What needs to be done: Retype nothing but the lines from the start of the material up to and including the line with "import * as". Pictures don't belong in the copy.

Source data
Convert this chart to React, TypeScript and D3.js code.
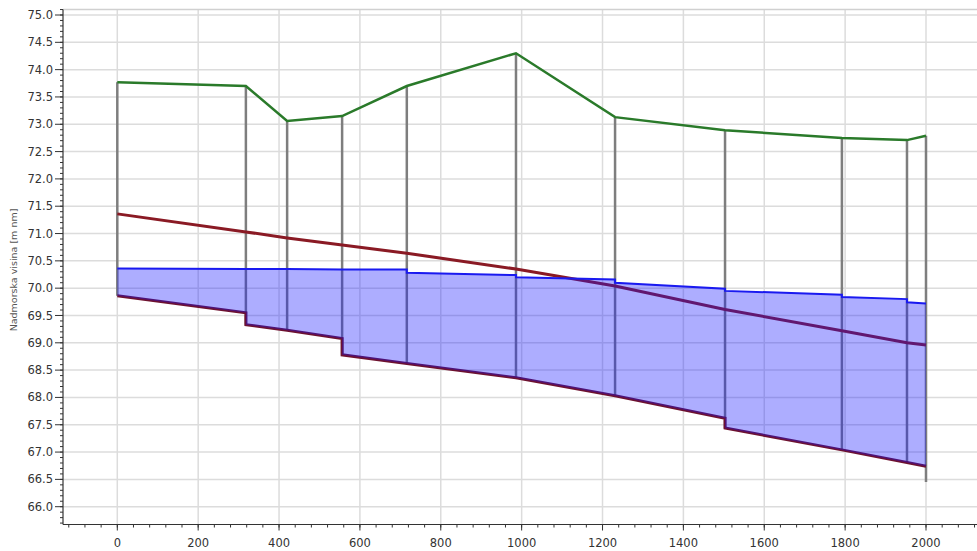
import React from "react";
import * as d3 from "d3";

// Stations (chainage, m)
const STATIONS = [0, 318, 420, 556, 716, 986, 1231, 1503, 1792, 1953, 2000];
// Terrain elevation at stations
const TERRAIN = [73.77, 73.70, 73.06, 73.15, 73.70, 74.30, 73.13, 72.89, 72.75, 72.71, 72.79];
// Energy / grade line at stations
const ENERGY = [71.36, 71.03, 70.92, 70.79, 70.64, 70.35, 70.04, 69.61, 69.22, 69.00, 68.96];
// Water surface per reach (start / end)
const WATER_START = [70.36, 70.35, 70.35, 70.34, 70.28, 70.20, 70.10, 69.95, 69.84, 69.74];
const WATER_END = [70.35, 70.35, 70.34, 70.34, 70.24, 70.16, 69.99, 69.88, 69.80, 69.72];
// Invert per reach (start / end)
const INVERT_START = [69.86, 69.33, 69.23, 68.78, 68.62, 68.36, 68.03, 67.44, 67.04, 66.81];
const INVERT_END = [69.55, 69.23, 69.08, 68.62, 68.36, 68.03, 67.62, 67.04, 66.81, 66.74];
const OUTLET_BOTTOM = 66.45;

const X_TICKS = [0, 200, 400, 600, 800, 1000, 1200, 1400, 1600, 1800, 2000];
const Y_TICKS = [66.0, 66.5, 67.0, 67.5, 68.0, 68.5, 69.0, 69.5, 70.0, 70.5, 71.0, 71.5, 72.0, 72.5, 73.0, 73.5, 74.0, 74.5, 75.0];
const Y_LABEL = "Nadmorska visina [m nm]";

export default function App() {
  const W = 977, H = 551;
  const left = 63, right = 977, top = 9.5, bottom = 524.5;
  const x = d3.scaleLinear().domain([0, 2000]).range([117.3, 926]);
  const y = d3.scaleLinear().domain([66, 75]).range([506.7, 15]);

  const xMinor = d3.range(-120, 2160, 40).filter((v) => x(v) >= left && x(v) <= right);
  const yMinor = d3.range(657, 752, 1).map((v) => v / 10).filter((v) => y(v) <= bottom && y(v) >= top);

  const line = d3.line<[number, number]>().x((d) => x(d[0])).y((d) => y(d[1]));

  const terrainPts = STATIONS.map((s, i) => [s, TERRAIN[i]] as [number, number]);
  const energyPts = STATIONS.map((s, i) => [s, ENERGY[i]] as [number, number]);

  const waterPts: [number, number][] = [];
  const invertPts: [number, number][] = [];
  for (let i = 0; i < STATIONS.length - 1; i++) {
    waterPts.push([STATIONS[i], WATER_START[i]], [STATIONS[i + 1], WATER_END[i]]);
    invertPts.push([STATIONS[i], INVERT_START[i]], [STATIONS[i + 1], INVERT_END[i]]);
  }

  const fillPaths = STATIONS.slice(0, -1).map((s, i) => {
    const s1 = STATIONS[i + 1];
    const a = d3
      .area<[number, number, number]>()
      .x((d) => x(d[0]))
      .y0((d) => y(d[1]))
      .y1((d) => y(d[2]));
    return a([
      [s, INVERT_START[i], WATER_START[i]],
      [s1, INVERT_END[i], WATER_END[i]],
    ]) as string;
  });

  const verticals = STATIONS.map((s, i) => {
    let bot: number;
    if (i === STATIONS.length - 1) bot = OUTLET_BOTTOM;
    else if (i === 0) bot = INVERT_START[0];
    else bot = Math.min(INVERT_END[i - 1], INVERT_START[i]);
    return { s, topV: TERRAIN[i], bot };
  });

  const font = "'DejaVu Sans', Verdana, sans-serif";

  return (
    <svg width={W} height={H} style={{ position: "absolute", left: 0, top: 0, background: "#fff" }}>
      <rect x={0} y={0} width={W} height={H} fill="#fff" />
      {/* grid */}
      {X_TICKS.map((t) => (
        <line key={"gx" + t} x1={x(t)} x2={x(t)} y1={top} y2={bottom} stroke="#dcdcdc" strokeWidth={1.5} />
      ))}
      {Y_TICKS.map((t) => (
        <line key={"gy" + t} x1={left} x2={right} y1={y(t)} y2={y(t)} stroke="#dcdcdc" strokeWidth={1.5} />
      ))}
      <line x1={left} x2={right} y1={top} y2={top} stroke="#d0d0d0" strokeWidth={1.5} />

      {/* gray verticals */}
      {verticals.map((v) => (
        <line key={"v" + v.s} x1={x(v.s)} x2={x(v.s)} y1={y(v.topV)} y2={y(v.bot)} stroke="#7e7e7e" strokeWidth={2.5} />
      ))}

      {/* energy line */}
      <path d={line(energyPts) as string} fill="none" stroke="#8a1a24" strokeWidth={3} />
      {/* invert line */}
      <path d={line(invertPts) as string} fill="none" stroke="#6e1230" strokeWidth={3} />

      {/* water fill */}
      {fillPaths.map((d, i) => (
        <path key={"f" + i} d={d} fill="rgba(20,20,255,0.35)" stroke="none" />
      ))}

      {/* water line */}
      <path d={line(waterPts) as string} fill="none" stroke="#1a1af0" strokeWidth={2} />
      {/* terrain */}
      <path d={line(terrainPts) as string} fill="none" stroke="#2a7a2a" strokeWidth={2.5} />

      {/* axes */}
      <line x1={left} x2={left} y1={top} y2={bottom} stroke="#333" strokeWidth={1.2} />
      <line x1={left} x2={right} y1={bottom} y2={bottom} stroke="#333" strokeWidth={1.2} />
      {Y_TICKS.map((t) => (
        <g key={"yt" + t}>
          <line x1={left - 8} x2={left} y1={y(t)} y2={y(t)} stroke="#333" strokeWidth={1} />
          <text x={53} y={y(t)} dy="0.35em" textAnchor="end" fontFamily={font} fontSize={11.5} fill="#333">
            {t.toFixed(1)}
          </text>
        </g>
      ))}
      {yMinor.map((t) => (
        <line key={"ym" + t} x1={left - 3} x2={left} y1={y(t)} y2={y(t)} stroke="#333" strokeWidth={1} />
      ))}
      {X_TICKS.map((t) => (
        <g key={"xt" + t}>
          <line x1={x(t)} x2={x(t)} y1={bottom} y2={bottom + 6} stroke="#333" strokeWidth={1} />
          <text x={x(t)} y={547} textAnchor="middle" fontFamily={font} fontSize={11.5} fill="#333">
            {t}
          </text>
        </g>
      ))}
      {xMinor.map((t) => (
        <line key={"xm" + t} x1={x(t)} x2={x(t)} y1={bottom} y2={bottom + 3} stroke="#333" strokeWidth={1} />
      ))}
      <text
        transform={`translate(17,270) rotate(-90)`}
        textAnchor="middle"
        fontFamily={font}
        fontSize={9.5}
        fill="#555"
      >
        {Y_LABEL}
      </text>
    </svg>
  );
}
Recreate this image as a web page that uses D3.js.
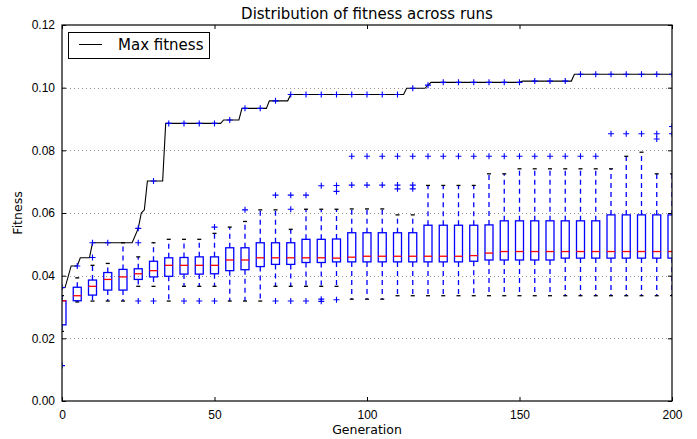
<!DOCTYPE html>
<html>
<head>
<meta charset="utf-8">
<script src="https://cdn.jsdelivr.net/npm/d3@7"></script>
<style>
  body { margin: 0; background: #fff; }
  svg { font-family: "DejaVu Sans", sans-serif; }
</style>
</head>
<body>
<svg width="697" height="439"></svg>
<script>
// box positions (generation) and box statistics
var gens = d3.range(0, 201, 5);
var whiskerLow = [0.0222, 0.0316, 0.0319, 0.0319, 0.0319, 0.0366, 0.0366, 0.0319, 0.0366, 0.0366,
  0.0366, 0.0319, 0.0319, 0.0319, 0.0366, 0.0366, 0.0366, 0.0366, 0.0366, 0.0325,
  0.0325, 0.0325, 0.0336, 0.0336, 0.0336, 0.0336, 0.0336, 0.0336, 0.0336, 0.0336,
  0.0336, 0.0336, 0.0336, 0.0336, 0.0336, 0.0336, 0.0336, 0.0336, 0.0336, 0.0336, 0.0336];
var q1 = [0.0243, 0.0320, 0.0338, 0.0354, 0.0354, 0.0388, 0.0396, 0.0398, 0.0405, 0.0405,
  0.0406, 0.0416, 0.0419, 0.0429, 0.0436, 0.0436, 0.0442, 0.0442, 0.0444, 0.0444,
  0.0444, 0.0444, 0.0444, 0.0444, 0.0444, 0.0444, 0.0444, 0.0446, 0.0450, 0.0450,
  0.0450, 0.0450, 0.0450, 0.0456, 0.0456, 0.0456, 0.0456, 0.0456, 0.0456, 0.0456, 0.0456];
var medians = [0.0320, 0.0336, 0.0366, 0.0388, 0.0396, 0.0406, 0.0416, 0.0433, 0.0433, 0.0433,
  0.0433, 0.0450, 0.0450, 0.0457, 0.0457, 0.0457, 0.0457, 0.0457, 0.0456, 0.0459,
  0.0462, 0.0462, 0.0462, 0.0462, 0.0462, 0.0462, 0.0462, 0.0464, 0.0472, 0.0477,
  0.0477, 0.0477, 0.0477, 0.0477, 0.0477, 0.0477, 0.0477, 0.0477, 0.0477, 0.0477, 0.0477];
var q3 = [0.0320, 0.0363, 0.0386, 0.0410, 0.0420, 0.0422, 0.0446, 0.0457, 0.0458, 0.0460,
  0.0460, 0.0489, 0.0489, 0.0505, 0.0505, 0.0505, 0.0516, 0.0516, 0.0517, 0.0537,
  0.0537, 0.0537, 0.0537, 0.0537, 0.0561, 0.0561, 0.0561, 0.0561, 0.0562, 0.0575,
  0.0575, 0.0575, 0.0575, 0.0575, 0.0575, 0.0575, 0.0594, 0.0594, 0.0594, 0.0594, 0.0594];
var whiskerHigh = [0.0336, 0.0393, 0.0433, 0.0439, 0.0505, 0.0460, 0.0505, 0.0516, 0.0516, 0.0516,
  0.0535, 0.0555, 0.0573, 0.0610, 0.0610, 0.0548, 0.0612, 0.0612, 0.0612, 0.0613,
  0.0613, 0.0613, 0.0594, 0.0594, 0.0688, 0.0688, 0.0688, 0.0688, 0.0725, 0.0725,
  0.0741, 0.0741, 0.0741, 0.0741, 0.0741, 0.0741, 0.0741, 0.0781, 0.0794, 0.0725, 0.0725];
var fliers = [
  [0.0113, 0.0362], [0.0431], [0.0458, 0.0505], [0.0505], [], [0.0319, 0.0505, 0.0551],
  [0.0319, 0.0702], [0.0886], [0.0319, 0.0886], [0.0319, 0.0886], [0.0319, 0.0555, 0.0886],
  [0.0897], [0.0610, 0.0934], [0.0934], [0.0319, 0.0657, 0.0958], [0.0319, 0.0612, 0.0657, 0.0978],
  [0.0319, 0.0657, 0.0978], [0.0318, 0.0325, 0.0687, 0.0978], [0.0323, 0.0669, 0.0688, 0.0978],
  [0.0689, 0.0781, 0.0978], [0.0689, 0.0781, 0.0978], [0.0689, 0.0781, 0.0978],
  [0.0677, 0.0689, 0.0781, 0.0978], [0.0677, 0.0689, 0.0781, 0.0998],
  [0.0781, 0.1008], [0.0781, 0.1017], [0.0781, 0.1017], [0.0781, 0.1017], [0.0781, 0.1017],
  [0.0781, 0.1017], [0.0781, 0.1017], [0.0781, 0.1021], [0.0781, 0.1021], [0.0781, 0.1021],
  [0.0781, 0.1043], [0.0781, 0.1043], [0.0853, 0.1043], [0.0853, 0.1043], [0.0853, 0.1043],
  [0.0836, 0.0853, 0.1043], [0.0853, 0.0876, 0.1043]
];

// max fitness line, vertices where it changes
var maxGen = [0, 1, 3, 5, 6, 9, 10, 23, 25, 26, 27, 28, 33, 34, 52, 53, 58, 59, 67, 68,
  74, 75, 112, 113, 119, 120, 121, 150, 151, 167, 168, 200];
var maxVal = [0.0361, 0.0362, 0.0431, 0.0431, 0.0457, 0.0457, 0.0505, 0.0505, 0.0551, 0.0600,
  0.0610, 0.0702, 0.0702, 0.0886, 0.0886, 0.0897, 0.0897, 0.0934, 0.0934, 0.0958,
  0.0958, 0.0978, 0.0978, 0.0998, 0.0998, 0.1008, 0.1017, 0.1017, 0.1021, 0.1021, 0.1043, 0.1043];

var xTicks = [0, 50, 100, 150, 200];
var yTicks = [0, 0.02, 0.04, 0.06, 0.08, 0.10, 0.12];

var margin = { left: 62, right: 672, top: 25, bottom: 401 };
var boxPx = 8;
var blue = "#0000ff";
var lw = 1.3;

var x = d3.scaleLinear().domain([0, 200]).range([margin.left, margin.right]);
var y = d3.scaleLinear().domain([0, 0.12]).range([margin.bottom, margin.top]);

var svg = d3.select("svg");

svg.append("defs")
  .append("clipPath")
    .attr("id", "plot-clip")
  .append("rect")
    .attr("x", margin.left)
    .attr("y", margin.top)
    .attr("width", margin.right - margin.left)
    .attr("height", margin.bottom - margin.top);

// grid
svg.append("g")
  .selectAll("line")
  .data(yTicks.slice(1, -1))
  .enter()
  .append("line")
    .attr("x1", margin.left)
    .attr("x2", margin.right)
    .attr("y1", d => Math.round(y(d)) + 0.5)
    .attr("y2", d => Math.round(y(d)) + 0.5)
    .attr("stroke", "#777")
    .attr("stroke-width", 0.8)
    .attr("stroke-dasharray", "1,3");

var plot = svg.append("g").attr("clip-path", "url(#plot-clip)");

// max fitness line
var maxPoints = maxGen.map((g, i) => [g, maxVal[i]]);
plot.append("path")
  .datum(maxPoints)
  .attr("fill", "none")
  .attr("stroke", "black")
  .attr("stroke-width", 1.1)
  .attr("d", d3.line().x(d => x(d[0])).y(d => y(d[1])));

// boxes
var boxes = gens.map((g, i) => ({
  gen: g, lo: whiskerLow[i], q1: q1[i], med: medians[i], q3: q3[i], hi: whiskerHigh[i], fliers: fliers[i]
}));

var box = plot.selectAll(".box")
  .data(boxes)
  .enter()
  .append("g")
    .classed("box", true);

box.append("line")
    .attr("x1", d => x(d.gen)).attr("x2", d => x(d.gen))
    .attr("y1", d => y(d.q3)).attr("y2", d => y(d.hi))
    .attr("stroke", blue).attr("stroke-width", lw).attr("stroke-dasharray", "5,4");

box.append("line")
    .attr("x1", d => x(d.gen)).attr("x2", d => x(d.gen))
    .attr("y1", d => y(d.q1)).attr("y2", d => y(d.lo))
    .attr("stroke", blue).attr("stroke-width", lw).attr("stroke-dasharray", "5,4");

box.selectAll("line.cap")
  .data(d => [{ gen: d.gen, v: d.hi }, { gen: d.gen, v: d.lo }])
  .enter()
  .append("line")
    .classed("cap", true)
    .attr("x1", d => x(d.gen) - boxPx / 4).attr("x2", d => x(d.gen) + boxPx / 4)
    .attr("y1", d => y(d.v)).attr("y2", d => y(d.v))
    .attr("stroke", "black").attr("stroke-width", lw);

box.append("rect")
    .attr("x", d => x(d.gen) - boxPx / 2)
    .attr("y", d => y(d.q3))
    .attr("width", boxPx)
    .attr("height", d => y(d.q1) - y(d.q3))
    .attr("fill", "none")
    .attr("stroke", blue)
    .attr("stroke-width", lw);

box.append("line")
    .attr("x1", d => x(d.gen) - boxPx / 2).attr("x2", d => x(d.gen) + boxPx / 2)
    .attr("y1", d => y(d.med)).attr("y2", d => y(d.med))
    .attr("stroke", "#ff0000").attr("stroke-width", lw);

box.selectAll("path.flier")
  .data(d => d.fliers.map(v => ({ gen: d.gen, v: v })))
  .enter()
  .append("path")
    .classed("flier", true)
    .attr("d", d => {
      var cx = x(d.gen), cy = y(d.v), s = 3;
      return `M${cx - s},${cy}H${cx + s}M${cx},${cy - s}V${cy + s}`;
    })
    .attr("stroke", blue)
    .attr("stroke-width", 1.1)
    .attr("fill", "none");

// axes frame and ticks
svg.append("rect")
  .attr("x", margin.left)
  .attr("y", margin.top)
  .attr("width", margin.right - margin.left)
  .attr("height", margin.bottom - margin.top)
  .attr("fill", "none")
  .attr("stroke", "black")
  .attr("stroke-width", 1.2);

svg.append("g")
    .attr("transform", `translate(0, ${margin.bottom})`)
    .call(d3.axisBottom(x).tickValues(xTicks).tickSize(-4).tickPadding(9).tickFormat(d3.format("d")))
    .call(g => g.select(".domain").remove())
    .call(g => g.selectAll("text").attr("font-size", 12).attr("fill", "black"));

svg.append("g")
    .attr("transform", `translate(0, ${margin.top})`)
    .call(d3.axisTop(x).tickValues(xTicks).tickSize(-4).tickFormat(""))
    .call(g => g.select(".domain").remove());

svg.append("g")
    .attr("transform", `translate(${margin.left}, 0)`)
    .call(d3.axisLeft(y).tickValues(yTicks).tickSize(-4).tickPadding(7).tickFormat(d3.format(".2f")))
    .call(g => g.select(".domain").remove())
    .call(g => g.selectAll("text").attr("font-size", 12).attr("fill", "black"));

svg.append("g")
    .attr("transform", `translate(${margin.right}, 0)`)
    .call(d3.axisRight(y).tickValues(yTicks).tickSize(-4).tickFormat(""))
    .call(g => g.select(".domain").remove());

// labels
svg.append("text")
  .attr("x", (margin.left + margin.right) / 2)
  .attr("y", 19)
  .attr("text-anchor", "middle")
  .style("font-size", "15px")
  .text("Distribution of fitness across runs");

svg.append("text")
  .attr("x", (margin.left + margin.right) / 2)
  .attr("y", 434)
  .attr("text-anchor", "middle")
  .style("font-size", "12.5px")
  .text("Generation");

svg.append("text")
  .attr("transform", `translate(22, ${(margin.top + margin.bottom) / 2}) rotate(-90)`)
  .attr("text-anchor", "middle")
  .style("font-size", "12.5px")
  .text("Fitness");

// legend
var legend = svg.append("g");
legend.append("rect")
  .attr("x", 68.5).attr("y", 32.5)
  .attr("width", 141).attr("height", 26)
  .attr("fill", "white").attr("stroke", "black");
legend.append("line")
  .attr("x1", 79).attr("x2", 102)
  .attr("y1", 44.5).attr("y2", 44.5)
  .attr("stroke", "black");
legend.append("text")
  .attr("x", 118).attr("y", 50)
  .style("font-size", "15px")
  .text("Max fitness");
</script>
</body>
</html>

Response:
Convert this chart to React, TypeScript and D3.js code.
import React from "react";
import * as d3 from "d3";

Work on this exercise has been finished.